- [RAW DATA]
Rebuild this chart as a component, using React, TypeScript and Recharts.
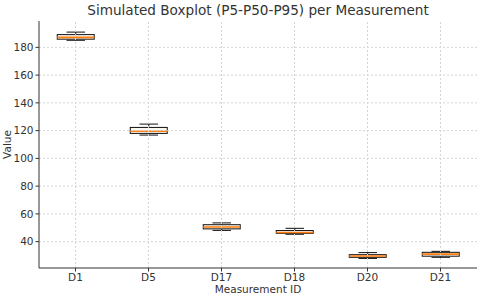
import React from "react";
import { ComposedChart, Bar, XAxis, YAxis, ReferenceLine, Label } from "recharts";

const ids = ["D1", "D5", "D17", "D18", "D20", "D21"];
const p5 = [185.1, 116.8, 48.1, 45.3, 27.9, 28.7];
const q1 = [185.9, 118.0, 49.2, 46.0, 28.7, 29.5];
const p50 = [187.2, 119.6, 50.5, 46.6, 29.7, 31.0];
const q3 = [189.2, 122.3, 52.2, 48.0, 30.6, 32.3];
const p95 = [191.0, 124.7, 53.5, 49.6, 32.1, 33.0];
const yTicks = [40, 60, 80, 100, 120, 140, 160, 180];

const data = ids.map((id, i) => ({ id, p5: p5[i], q1: q1[i], p50: p50[i], q3: q3[i], p95: p95[i] }));

const font = "DejaVu Sans, sans-serif";
const ink = "#333333";
const gridColor = "#d4d4d4";

// the bar spans p5..p95, so its pixel height gives the scale for the inner points
function BoxShape(props: any) {
  const { x, y, width, height, payload } = props;
  if (!payload) return null;
  const top = Math.min(y, y + height);
  const h = Math.abs(height);
  const k = h / (payload.p95 - payload.p5);
  const yOf = (v: number) => top + (payload.p95 - v) * k;
  const cx = x + width / 2;
  const capW = width / 2;
  return (
    <g>
      <line x1={cx} x2={cx} y1={yOf(payload.p95)} y2={yOf(payload.q3)} stroke="#111" strokeWidth={1} />
      <line x1={cx} x2={cx} y1={yOf(payload.q1)} y2={yOf(payload.p5)} stroke="#111" strokeWidth={1} />
      <line x1={cx - capW / 2} x2={cx + capW / 2} y1={yOf(payload.p95)} y2={yOf(payload.p95)} stroke="#111" strokeWidth={1} />
      <line x1={cx - capW / 2} x2={cx + capW / 2} y1={yOf(payload.p5)} y2={yOf(payload.p5)} stroke="#111" strokeWidth={1} />
      <rect x={x} y={yOf(payload.q3)} width={width} height={yOf(payload.q1) - yOf(payload.q3)} fill="#fdf7f2" stroke="#111" strokeWidth={1} />
      <line x1={x} x2={x + width} y1={yOf(payload.p50)} y2={yOf(payload.p50)} stroke="#ff7f0e" strokeWidth={1.6} />
    </g>
  );
}

export default function App() {
  return (
    <div style={{ position: "absolute", left: 0, top: 0, width: 480, height: 297, background: "#fff", fontFamily: font }}>
      <style>{`body{margin:0}`}</style>
      <div style={{ position: "absolute", left: 39, width: 438, top: 2, textAlign: "center", fontSize: 13.6, color: ink, fontFamily: font }}>
        Simulated Boxplot (P5-P50-P95) per Measurement
      </div>
      <ComposedChart width={480} height={297} data={data} margin={{ top: 21, right: 3, bottom: 0, left: 0 }} barCategoryGap="25%">
        {/* grid drawn as reference lines so there are no edge lines */}
        {yTicks.map((t) => (
          <ReferenceLine key={"h" + t} y={t} stroke={gridColor} strokeDasharray="2 2" />
        ))}
        {ids.map((id) => (
          <ReferenceLine key={"v" + id} x={id} stroke={gridColor} strokeDasharray="2 2" />
        ))}
        <XAxis
          dataKey="id"
          height={29}
          stroke={ink}
          tickSize={3.5}
          tick={{ fontSize: 10.5, fill: ink, fontFamily: font }}
          tickMargin={2}
        >
          <Label value="Measurement ID" position="insideBottom" offset={4} style={{ fontSize: 10.5, fill: ink, fontFamily: font }} />
        </XAxis>
        <YAxis
          type="number"
          domain={[21, 199]}
          ticks={yTicks}
          width={39}
          stroke={ink}
          tickSize={3.5}
          tickMargin={2}
          tick={{ fontSize: 10.5, fill: ink, fontFamily: font }}
        >
          <Label value="Value" angle={-90} position="insideLeft" offset={7} style={{ fontSize: 10.5, fill: ink, fontFamily: font, textAnchor: "middle" }} />
        </YAxis>
        <Bar dataKey={(d: any) => [d.p5, d.p95]} shape={BoxShape} isAnimationActive={false} />
      </ComposedChart>
    </div>
  );
}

- [TASK]
Return the whole listing, word for word, and leave out every picture.

- [EXERCISE SOLUTION]
Rebuild this chart as a component, using React, TypeScript and Recharts.
import React from "react";
import { ComposedChart, Bar, XAxis, YAxis, ReferenceLine, Label } from "recharts";

const ids = ["D1", "D5", "D17", "D18", "D20", "D21"];
const p5 = [185.1, 116.8, 48.1, 45.3, 27.9, 28.7];
const q1 = [185.9, 118.0, 49.2, 46.0, 28.7, 29.5];
const p50 = [187.2, 119.6, 50.5, 46.6, 29.7, 31.0];
const q3 = [189.2, 122.3, 52.2, 48.0, 30.6, 32.3];
const p95 = [191.0, 124.7, 53.5, 49.6, 32.1, 33.0];
const yTicks = [40, 60, 80, 100, 120, 140, 160, 180];

const data = ids.map((id, i) => ({ id, p5: p5[i], q1: q1[i], p50: p50[i], q3: q3[i], p95: p95[i] }));

const font = "DejaVu Sans, sans-serif";
const ink = "#333333";
const gridColor = "#d4d4d4";

// the bar spans p5..p95, so its pixel height gives the scale for the inner points
function BoxShape(props: any) {
  const { x, y, width, height, payload } = props;
  if (!payload) return null;
  const top = Math.min(y, y + height);
  const h = Math.abs(height);
  const k = h / (payload.p95 - payload.p5);
  const yOf = (v: number) => top + (payload.p95 - v) * k;
  const cx = x + width / 2;
  const capW = width / 2;
  return (
    <g>
      <line x1={cx} x2={cx} y1={yOf(payload.p95)} y2={yOf(payload.q3)} stroke="#111" strokeWidth={1} />
      <line x1={cx} x2={cx} y1={yOf(payload.q1)} y2={yOf(payload.p5)} stroke="#111" strokeWidth={1} />
      <line x1={cx - capW / 2} x2={cx + capW / 2} y1={yOf(payload.p95)} y2={yOf(payload.p95)} stroke="#111" strokeWidth={1} />
      <line x1={cx - capW / 2} x2={cx + capW / 2} y1={yOf(payload.p5)} y2={yOf(payload.p5)} stroke="#111" strokeWidth={1} />
      <rect x={x} y={yOf(payload.q3)} width={width} height={yOf(payload.q1) - yOf(payload.q3)} fill="#fdf7f2" stroke="#111" strokeWidth={1} />
      <line x1={x} x2={x + width} y1={yOf(payload.p50)} y2={yOf(payload.p50)} stroke="#ff7f0e" strokeWidth={1.6} />
    </g>
  );
}

export default function App() {
  return (
    <div style={{ position: "absolute", left: 0, top: 0, width: 480, height: 297, background: "#fff", fontFamily: font }}>
      <style>{`body{margin:0}`}</style>
      <div style={{ position: "absolute", left: 39, width: 438, top: 2, textAlign: "center", fontSize: 13.6, color: ink, fontFamily: font }}>
        Simulated Boxplot (P5-P50-P95) per Measurement
      </div>
      <ComposedChart width={480} height={297} data={data} margin={{ top: 21, right: 3, bottom: 0, left: 0 }} barCategoryGap="25%">
        {/* grid drawn as reference lines so there are no edge lines */}
        {yTicks.map((t) => (
          <ReferenceLine key={"h" + t} y={t} stroke={gridColor} strokeDasharray="2 2" />
        ))}
        {ids.map((id) => (
          <ReferenceLine key={"v" + id} x={id} stroke={gridColor} strokeDasharray="2 2" />
        ))}
        <XAxis
          dataKey="id"
          height={29}
          stroke={ink}
          tickSize={3.5}
          tick={{ fontSize: 10.5, fill: ink, fontFamily: font }}
          tickMargin={2}
        >
          <Label value="Measurement ID" position="insideBottom" offset={4} style={{ fontSize: 10.5, fill: ink, fontFamily: font }} />
        </XAxis>
        <YAxis
          type="number"
          domain={[21, 199]}
          ticks={yTicks}
          width={39}
          stroke={ink}
          tickSize={3.5}
          tickMargin={2}
          tick={{ fontSize: 10.5, fill: ink, fontFamily: font }}
        >
          <Label value="Value" angle={-90} position="insideLeft" offset={7} style={{ fontSize: 10.5, fill: ink, fontFamily: font, textAnchor: "middle" }} />
        </YAxis>
        <Bar dataKey={(d: any) => [d.p5, d.p95]} shape={BoxShape} isAnimationActive={false} />
      </ComposedChart>
    </div>
  );
}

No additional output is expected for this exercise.